# DIRECTION
Below is a block of records; return all of them exactly, but without the images.

Charts and diagrams as code
-- Start --

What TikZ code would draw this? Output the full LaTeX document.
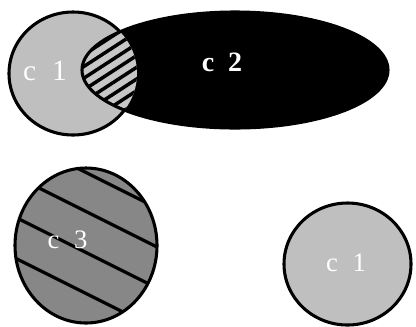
\documentclass[tikz,border=0pt]{standalone}
\usepackage{fontspec}
\setmainfont{Liberation Serif}
\definecolor{lightg}{gray}{0.75}
\definecolor{hatchg}{gray}{0.78}
\definecolor{darkg}{gray}{0.53}
\begin{document}
\begin{tikzpicture}[x=0.75pt,y=-0.75pt]
\tikzset{
  lbl/.style={text=white, font=\fontsize{20}{20}\selectfont, anchor=base, inner sep=0pt},
  outline/.style={draw=black, line width=2.3pt},
  stripe/.style={draw=black, line width=2.4pt}
}
\useasboundingbox (0,0) rectangle (416,326);
% top c1
\path[outline, fill=lightg] (73,73.5) ellipse [x radius=64, y radius=61.5];
% c2
\path[fill=black] (235,70) ellipse [x radius=153, y radius=58];
% intersection
\begin{scope}
  \clip (73,73.5) ellipse [x radius=64, y radius=61.5];
  \clip (235,70) ellipse [x radius=153, y radius=58];
  \fill[hatchg] (0,0) rectangle (200,150);
  \foreach \k in {-8,...,8} \draw[stripe, line width=2.6pt] (60,{82+11.7*\k}) -- ++(120,-78);
\end{scope}
\draw[outline] (235,70) ellipse [x radius=153, y radius=58];
% c3
\path[fill=darkg] (86,245.5) ellipse [x radius=71, y radius=77.5];
\begin{scope}
  \clip (86,245.5) ellipse [x radius=71, y radius=77.5];
  \foreach \y in {152,191,232,273,314} \draw[stripe] (0,{\y-22.5}) -- ++(200,100);
\end{scope}
\draw[outline] (86,245.5) ellipse [x radius=71, y radius=77.5];
% bottom c1
\path[outline, fill=lightg] (347.5,264) ellipse [x radius=63.5, y radius=61];
% labels
\node[lbl, font=\fontsize{22}{22}\selectfont] (l1) at (45,80) {c\hspace{0.55em}1};
\node[lbl, font=\fontsize{21}{21}\selectfont\bfseries] (l2) at (222,71.5) {c\hspace{0.5em}2};
\node[lbl] (l3) at (67.5,248) {c\hspace{0.55em}3};
\node[lbl] (l4) at (346,271.5) {c\hspace{0.55em}1};
\end{tikzpicture}
\end{document}
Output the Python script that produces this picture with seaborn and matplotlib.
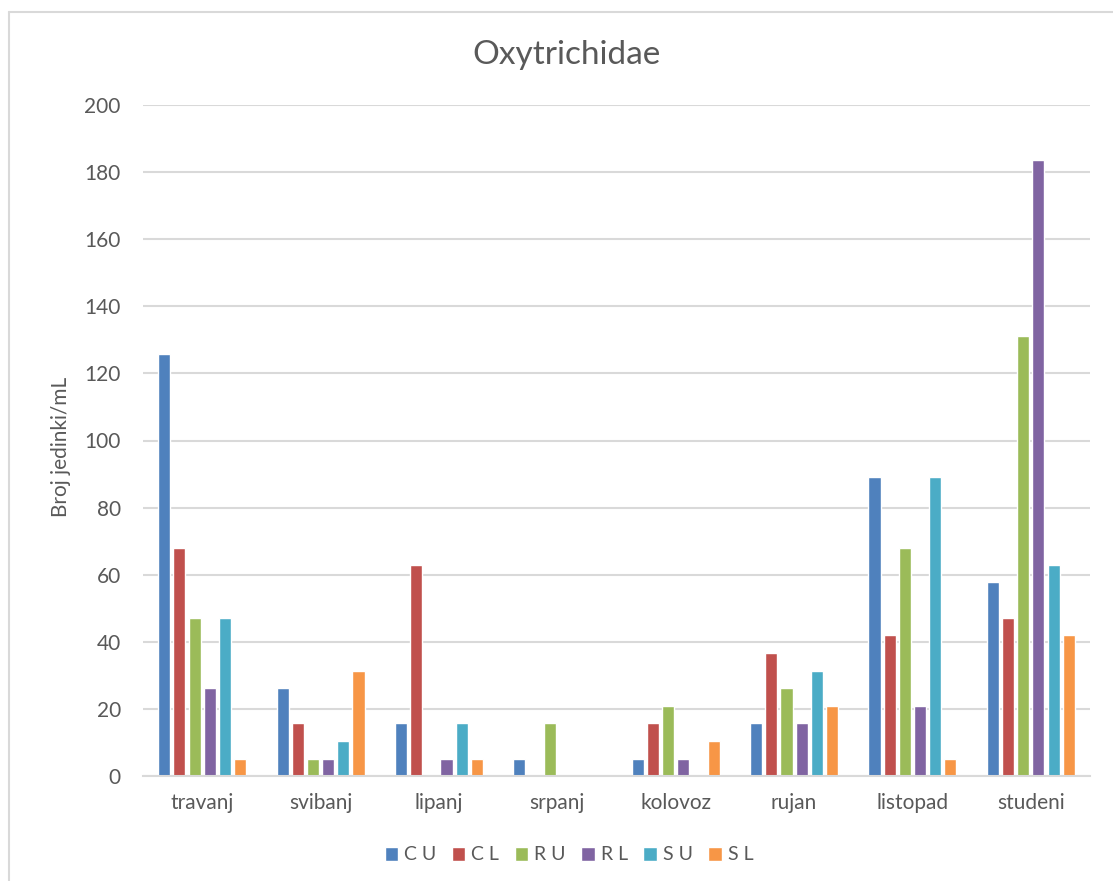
import numpy as np
import pandas as pd
import matplotlib
matplotlib.use("Agg")
import matplotlib.pyplot as plt
import seaborn as sns

months = ["travanj", "svibanj", "lipanj", "srpanj", "kolovoz", "rujan", "listopad", "studeni"]
series = ["C U", "C L", "R U", "R L", "S U", "S L"]
cu = [125.8, 26.2, 15.7, 5.2, 5.2, 15.7, 89.1, 57.7]
cl = [68.1, 15.7, 62.9, 0, 15.7, 36.7, 41.9, 47.2]
ru = [47.2, 5.2, 0, 15.7, 21.0, 26.2, 68.1, 131.0]
rl = [26.2, 5.2, 5.2, 0, 5.2, 15.7, 21.0, 183.5]
su = [47.2, 10.5, 15.7, 0, 0, 31.4, 89.1, 62.9]
sl = [5.2, 31.4, 5.2, 0, 10.5, 21.0, 5.2, 41.9]
colors = ["#4F81BD", "#C0504D", "#9BBB59", "#8064A2", "#4BACC6", "#F79646"]

rows = []
for name, vals in zip(series, [cu, cl, ru, rl, su, sl]):
    for m, v in zip(months, vals):
        rows.append({"Mjesec": m, "Serija": name, "Broj": v})
df = pd.DataFrame(rows)

sns.set_style("white")
plt.rcParams["font.family"] = ["Lato", "DejaVu Sans"]
txt = "#595959"
grid = "#d9d9d9"

W, H = 1113, 881
fig = plt.figure(figsize=(W / 100, H / 100), dpi=100)
ax = fig.add_axes([143 / W, 1 - 776 / H, (1090 - 143) / W, (776 - 105) / H])

sns.barplot(data=df, x="Mjesec", y="Broj", hue="Serija", order=months,
            hue_order=series, palette=colors, width=0.77, gap=0.2,
            saturation=1, errorbar=None, ax=ax)

ax.set_ylim(0, 200)
ax.set_yticks(range(0, 201, 20))
ax.yaxis.grid(True, color=grid, linewidth=1.5)
ax.set_axisbelow(True)
for s in ["top", "right", "left"]:
    ax.spines[s].set_visible(False)
ax.spines["bottom"].set_color(grid)
ax.spines["bottom"].set_linewidth(1.5)
ax.tick_params(axis="y", length=0, pad=16, labelsize=15, labelcolor=txt)
ax.tick_params(axis="x", length=0, pad=12, labelsize=15, labelcolor=txt)
ax.set_xlabel("")
ax.set_ylabel("Broj jedinki/mL", fontsize=15, color=txt)
ax.yaxis.set_label_coords((71 - 143) / (1090 - 143), 0.49)

handles, labels = ax.get_legend_handles_labels()
ax.get_legend().remove()
fig.legend(handles, labels, loc="center", bbox_to_anchor=(569 / W, 1 - 855 / H),
           ncol=6, frameon=False, fontsize=14, labelcolor=txt,
           handlelength=0.7, handleheight=0.7, handletextpad=0.3, columnspacing=0.8)

fig.text(566 / W, 1 - 55 / H, "Oxytrichidae", ha="center", va="center",
         fontsize=24, color=txt)

# chart-area border
fig.add_artist(plt.Line2D([9 / W, 9 / W], [0, 1 - 12 / H], color=grid, linewidth=1.5,
                          transform=fig.transFigure))
fig.add_artist(plt.Line2D([9 / W, 1], [1 - 12 / H, 1 - 12 / H], color=grid, linewidth=1.5,
                          transform=fig.transFigure))

fig.savefig("out.png", dpi=100, facecolor="white")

-- End --

# RESPONSE TO THE TASK
What TikZ code would draw this? Output the full LaTeX document.
\documentclass[tikz,border=0pt]{standalone}
\usepackage{fontspec}
\setmainfont{Liberation Serif}
\definecolor{lightg}{gray}{0.75}
\definecolor{hatchg}{gray}{0.78}
\definecolor{darkg}{gray}{0.53}
\begin{document}
\begin{tikzpicture}[x=0.75pt,y=-0.75pt]
\tikzset{
  lbl/.style={text=white, font=\fontsize{20}{20}\selectfont, anchor=base, inner sep=0pt},
  outline/.style={draw=black, line width=2.3pt},
  stripe/.style={draw=black, line width=2.4pt}
}
\useasboundingbox (0,0) rectangle (416,326);
% top c1
\path[outline, fill=lightg] (73,73.5) ellipse [x radius=64, y radius=61.5];
% c2
\path[fill=black] (235,70) ellipse [x radius=153, y radius=58];
% intersection
\begin{scope}
  \clip (73,73.5) ellipse [x radius=64, y radius=61.5];
  \clip (235,70) ellipse [x radius=153, y radius=58];
  \fill[hatchg] (0,0) rectangle (200,150);
  \foreach \k in {-8,...,8} \draw[stripe, line width=2.6pt] (60,{82+11.7*\k}) -- ++(120,-78);
\end{scope}
\draw[outline] (235,70) ellipse [x radius=153, y radius=58];
% c3
\path[fill=darkg] (86,245.5) ellipse [x radius=71, y radius=77.5];
\begin{scope}
  \clip (86,245.5) ellipse [x radius=71, y radius=77.5];
  \foreach \y in {152,191,232,273,314} \draw[stripe] (0,{\y-22.5}) -- ++(200,100);
\end{scope}
\draw[outline] (86,245.5) ellipse [x radius=71, y radius=77.5];
% bottom c1
\path[outline, fill=lightg] (347.5,264) ellipse [x radius=63.5, y radius=61];
% labels
\node[lbl, font=\fontsize{22}{22}\selectfont] (l1) at (45,80) {c\hspace{0.55em}1};
\node[lbl, font=\fontsize{21}{21}\selectfont\bfseries] (l2) at (222,71.5) {c\hspace{0.5em}2};
\node[lbl] (l3) at (67.5,248) {c\hspace{0.55em}3};
\node[lbl] (l4) at (346,271.5) {c\hspace{0.55em}1};
\end{tikzpicture}
\end{document}
Output the Python script that produces this picture with seaborn and matplotlib.
import numpy as np
import pandas as pd
import matplotlib
matplotlib.use("Agg")
import matplotlib.pyplot as plt
import seaborn as sns

months = ["travanj", "svibanj", "lipanj", "srpanj", "kolovoz", "rujan", "listopad", "studeni"]
series = ["C U", "C L", "R U", "R L", "S U", "S L"]
cu = [125.8, 26.2, 15.7, 5.2, 5.2, 15.7, 89.1, 57.7]
cl = [68.1, 15.7, 62.9, 0, 15.7, 36.7, 41.9, 47.2]
ru = [47.2, 5.2, 0, 15.7, 21.0, 26.2, 68.1, 131.0]
rl = [26.2, 5.2, 5.2, 0, 5.2, 15.7, 21.0, 183.5]
su = [47.2, 10.5, 15.7, 0, 0, 31.4, 89.1, 62.9]
sl = [5.2, 31.4, 5.2, 0, 10.5, 21.0, 5.2, 41.9]
colors = ["#4F81BD", "#C0504D", "#9BBB59", "#8064A2", "#4BACC6", "#F79646"]

rows = []
for name, vals in zip(series, [cu, cl, ru, rl, su, sl]):
    for m, v in zip(months, vals):
        rows.append({"Mjesec": m, "Serija": name, "Broj": v})
df = pd.DataFrame(rows)

sns.set_style("white")
plt.rcParams["font.family"] = ["Lato", "DejaVu Sans"]
txt = "#595959"
grid = "#d9d9d9"

W, H = 1113, 881
fig = plt.figure(figsize=(W / 100, H / 100), dpi=100)
ax = fig.add_axes([143 / W, 1 - 776 / H, (1090 - 143) / W, (776 - 105) / H])

sns.barplot(data=df, x="Mjesec", y="Broj", hue="Serija", order=months,
            hue_order=series, palette=colors, width=0.77, gap=0.2,
            saturation=1, errorbar=None, ax=ax)

ax.set_ylim(0, 200)
ax.set_yticks(range(0, 201, 20))
ax.yaxis.grid(True, color=grid, linewidth=1.5)
ax.set_axisbelow(True)
for s in ["top", "right", "left"]:
    ax.spines[s].set_visible(False)
ax.spines["bottom"].set_color(grid)
ax.spines["bottom"].set_linewidth(1.5)
ax.tick_params(axis="y", length=0, pad=16, labelsize=15, labelcolor=txt)
ax.tick_params(axis="x", length=0, pad=12, labelsize=15, labelcolor=txt)
ax.set_xlabel("")
ax.set_ylabel("Broj jedinki/mL", fontsize=15, color=txt)
ax.yaxis.set_label_coords((71 - 143) / (1090 - 143), 0.49)

handles, labels = ax.get_legend_handles_labels()
ax.get_legend().remove()
fig.legend(handles, labels, loc="center", bbox_to_anchor=(569 / W, 1 - 855 / H),
           ncol=6, frameon=False, fontsize=14, labelcolor=txt,
           handlelength=0.7, handleheight=0.7, handletextpad=0.3, columnspacing=0.8)

fig.text(566 / W, 1 - 55 / H, "Oxytrichidae", ha="center", va="center",
         fontsize=24, color=txt)

# chart-area border
fig.add_artist(plt.Line2D([9 / W, 9 / W], [0, 1 - 12 / H], color=grid, linewidth=1.5,
                          transform=fig.transFigure))
fig.add_artist(plt.Line2D([9 / W, 1], [1 - 12 / H, 1 - 12 / H], color=grid, linewidth=1.5,
                          transform=fig.transFigure))

fig.savefig("out.png", dpi=100, facecolor="white")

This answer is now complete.